Business

5 Ways Big Data Can Help Retail Supply Chains

The supply chain is a critical component of a retailer’s business. This article identifies fives ways in which big data can enhance a retailer’s supply chain processes.

1. Real-time Delivery Management

Tracking delivery of shipped goods has improved over the years. Big data helps improve it even further by enabling real-time delivery management that analyzes weather, traffic, and truck location feeds to determine the exact time of delivery. Sensors can be used to track high-priced items in the shipment. Services from several logistics vendors, such as FedEx SenseAware, let you control your supply chain by providing real-time information on the shipment’s environmental conditions as it travels, its location, whether it has been opened or not, and more.

This capability helps retailers who are shipping perishable or high-priced products or who need to keep track of their shipments for some other reason like customer delivery appointments. The good news is that the solution can be implemented without requiring significant changes to the existing supply chain setup as the bulk of the work is focused around integrating with different data feeds.

2. Improved Order Picking

Order picking is a labor-intensive process. If the orders can be picked faster, they can be shipped faster, resulting in better order fulfillment. Large retailers use a variety of automated mechanisms to pick the orders quickly, but with big data even the smaller retailers can improve their order-picking process.

Big data solutions allow data from different sources like orders, product inventory, warehouse layout, and historical picking times to be analyzed together based on the rules defined by the retailer to improve the overall picking process. The solutions also enable running the improved order picking process in simulation mode. This results in minimal impacts to warehouse or store operations as the order picking process can be optimized in simulation mode, by tweaking various parameters and settings, before rolling out the final process to the warehouses and stores.

3. Better Vendor Management

Most retailers work with multiple vendors in their supply chain. These include drop ship vendors, 3PL (“third party logistics”) vendors, transportation vendors, and packaging vendors. Big data analytics solutions enable real-time management by reviewing vendor performance against a set of key performance indicators. These KPIs include vendor profitability, on-time service, and customer feedback and complaints. The KPIs are tracked in real-time by integrating with vendor systems, financial inputs like cost of goods, social network feeds related to vendor deliveries, and product packaging. Rules can be created to generate alerts if the KPIs do not stay within the defined range.

These real-time analytics solutions ensure that the quality of service and the profitability of your vendor business stay at the desired levels without requiring any additional effort. Vendors also benefit, as they know exactly what is required from them to continue to keep your business.

4. Automated Product Sourcing

Losing revenue due to an out-of-stock product is painful.
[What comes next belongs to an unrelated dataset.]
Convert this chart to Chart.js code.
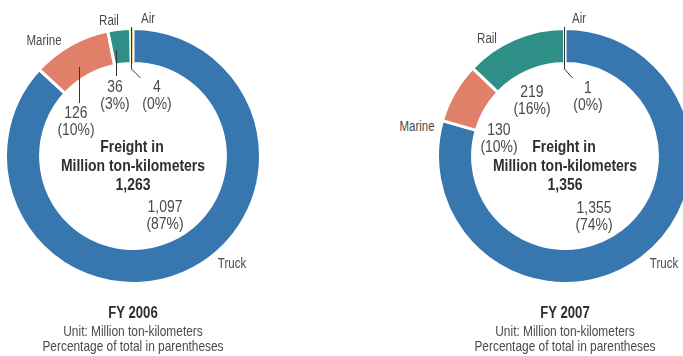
<!DOCTYPE html>
<html>
<head>
<meta charset="utf-8">
<script src="https://cdn.jsdelivr.net/npm/chart.js@4.4.1/dist/chart.umd.min.js"></script>
<style>
  html, body { margin: 0; padding: 0; background: #fff; }
  #stage {
    position: relative; width: 683px; height: 356px; overflow: hidden;
    font-family: "Liberation Sans", Arial, sans-serif;
    color: #4a4a4a;
  }
  #stage canvas { position: absolute; }
  /* narrow face: Liberation Sans squeezed horizontally */
  .lbl { position: absolute; white-space: nowrap; line-height: 1; transform: translate(-50%, -50%) scaleX(0.82); }
  .name { font-size: 14px; }
  .val { font-size: 17px; }
  .center { font-size: 17px; font-weight: bold; color: #2e2e2e; }
  .year { font-size: 16px; font-weight: bold; color: #2e2e2e; }
  .note { font-size: 14.5px; }
</style>
</head>
<body>
<div id="stage">
  <canvas id="chart2006" width="258" height="258"></canvas>
  <canvas id="chart2007" width="258" height="258"></canvas>
</div>
<script>
// Freight by transport mode, million ton-kilometers
const MODES = ['Truck', 'Marine', 'Rail', 'Air'];
const FY2006_VALUES = [1097, 126, 36, 4];
const FY2006_SHARES = [87, 10, 3, 0];
const FY2006_TOTAL = 1263;
const FY2007_VALUES = [1355, 130, 219, 1];
const FY2007_SHARES = [74, 10, 16, 0];
const FY2007_TOTAL = 1356;
const YEARS = ['FY 2006', 'FY 2007'];
const CENTER_TITLE = ['Freight in', 'Million ton-kilometers'];
const NOTES = ['Unit: Million ton-kilometers', 'Percentage of total in parentheses'];

const MODE_COLORS = ['#3776af', '#e08068', '#2e8f87', '#e3d08e'];
const BORDER_WIDTHS = [3, 3, 3, 0];   // air sliver keeps its own width

// label placement per chart (page pixels)
const LAYOUT = [
    {
        cx: 133, cy: 156,
        names: [[232, 263], [44, 40], [109, 20], [148, 18]],
        values: [[165, 206], [76, 112], [115, 86], [157, 86]],
        // leader lines, offsets from the ring centre
        leaders: [
            [[8, -141], [-1.5, -131.5], [-1.5, -87], [7.5, -78]],
            [[-16.5, -106], [-16.5, -80]],
            [[-53.5, -89], [-53.5, -53]]
        ]
    },
    {
        cx: 565, cy: 156,
        names: [[664, 263], [417, 126], [487, 38], [579, 18]],
        values: [[594, 207], [499, 129], [532, 91], [588, 87]],
        leaders: [
            [[7, -141], [-0.5, -133], [-0.5, -87], [7.5, -78]]
        ]
    }
];

const fmt = n => n.toLocaleString('en-US');
const stage = document.getElementById('stage');

function addLabel(text, cls, x, y) {
    const el = document.createElement('div');
    el.className = 'lbl ' + cls;
    el.textContent = text;
    el.style.left = x + 'px';
    el.style.top = y + 'px';
    stage.appendChild(el);
}

const leaderPlugin = {
    id: 'leaders',
    afterDatasetsDraw(chart, args, opts) {
        const arc = chart.getDatasetMeta(0).data[0];
        if (!arc) return;
        const ctx = chart.ctx;
        ctx.save();
        ctx.strokeStyle = '#333';
        ctx.lineWidth = 1;
        (opts.lines || []).forEach(pts => {
            ctx.beginPath();
            pts.forEach(([dx, dy], i) => {
                if (i === 0) ctx.moveTo(arc.x + dx, arc.y + dy);
                else ctx.lineTo(arc.x + dx, arc.y + dy);
            });
            ctx.stroke();
        });
        ctx.restore();
    }
};

function renderDoughnut(id, values, layout) {
    const canvas = document.getElementById(id);
    canvas.style.left = (layout.cx - canvas.width / 2) + 'px';
    canvas.style.top = (layout.cy - canvas.height / 2) + 'px';
    return new Chart(canvas, {
        type: 'doughnut',
        data: {
            labels: MODES,
            datasets: [{
                data: values,
                backgroundColor: MODE_COLORS,
                borderColor: '#ffffff',
                borderWidth: BORDER_WIDTHS
            }]
        },
        options: {
            responsive: false,
            animation: false,
            events: [],
            cutout: '72.5%',
            rotation: 0,
            layout: { padding: 0 },
            plugins: {
                legend: { display: false },
                tooltip: { enabled: false },
                leaders: { lines: layout.leaders }
            }
        },
        plugins: [leaderPlugin]
    });
}

function renderPanel(idx, id, values, shares, total) {
    const lay = LAYOUT[idx];
    renderDoughnut(id, values, lay);

    MODES.forEach((mode, i) => {
        addLabel(mode, 'name', lay.names[i][0], lay.names[i][1]);
        const [vx, vy] = lay.values[i];
        addLabel(fmt(values[i]), 'val', vx, vy);
        addLabel('(' + shares[i] + '%)', 'val', vx, vy + 17);
    });

    addLabel(CENTER_TITLE[0], 'center', lay.cx - 1, lay.cy - 10);
    addLabel(CENTER_TITLE[1], 'center', lay.cx, lay.cy + 9);
    addLabel(fmt(total), 'center', lay.cx, lay.cy + 28);

    addLabel(YEARS[idx], 'year', lay.cx, 313);
    addLabel(NOTES[0], 'note', lay.cx, 331);
    addLabel(NOTES[1], 'note', lay.cx, 346);
}

renderPanel(0, 'chart2006', FY2006_VALUES, FY2006_SHARES, FY2006_TOTAL);
renderPanel(1, 'chart2007', FY2007_VALUES, FY2007_SHARES, FY2007_TOTAL);
</script>
</body>
</html>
Big data solutions help overcome this challenge by having a real-time view of the product demand, product sales, and sourcing process. Additionally, once the big data solutions are deployed, retailers can stop marking certain products as “backordered” as they always know the exact lead times for sourcing them. This also reduces the number of abandoned shopping carts. Realistic lead times are shared with the customers by displaying an accurate shipping window before the order is placed, resulting in fewer queries about the order.

Solutions for automated product sourcing analyze purchase history, product lead times, and other factors that might influence a product sale, such as a marketing promotion or weather changes. In case of multiple warehouses or drop ship vendors, the solution can work with data from different locations to determine the best way to source the products.

5. Personalized or Segmented Supply Chain

Today’s shoppers demand personalized customer service. Increasingly, they also require personalized product offerings. With big data, retailers can analyze customer interactions across all channels — social, mobile, and web — to determine how the customer is using the products they bought or will buy. For example, retailers can segment their supply chain to offer some shoppers configurable products, where they can select features like color or wired versus wireless. A different segment of shoppers could get products that are environmentally friendly, and another segment could be offered value-added features like gift-wrapping. All this can be done in real-time by matching the available products with the target customer segments. This will result in increased overall revenue and also improve profitability.

Conclusion

There are many other ways that big data can improve the supply chain. There is, for example, (a) vendor managed inventory that connects to your customer’s systems directly, (b) real-time financial analysis, planning and forecasting to avoid unnecessary surprises or costs, and (c) instant fulfillment for commodity products via revenue sharing with partners. Most of these improvements require an investment that must first be justified, ignoring the big data hype.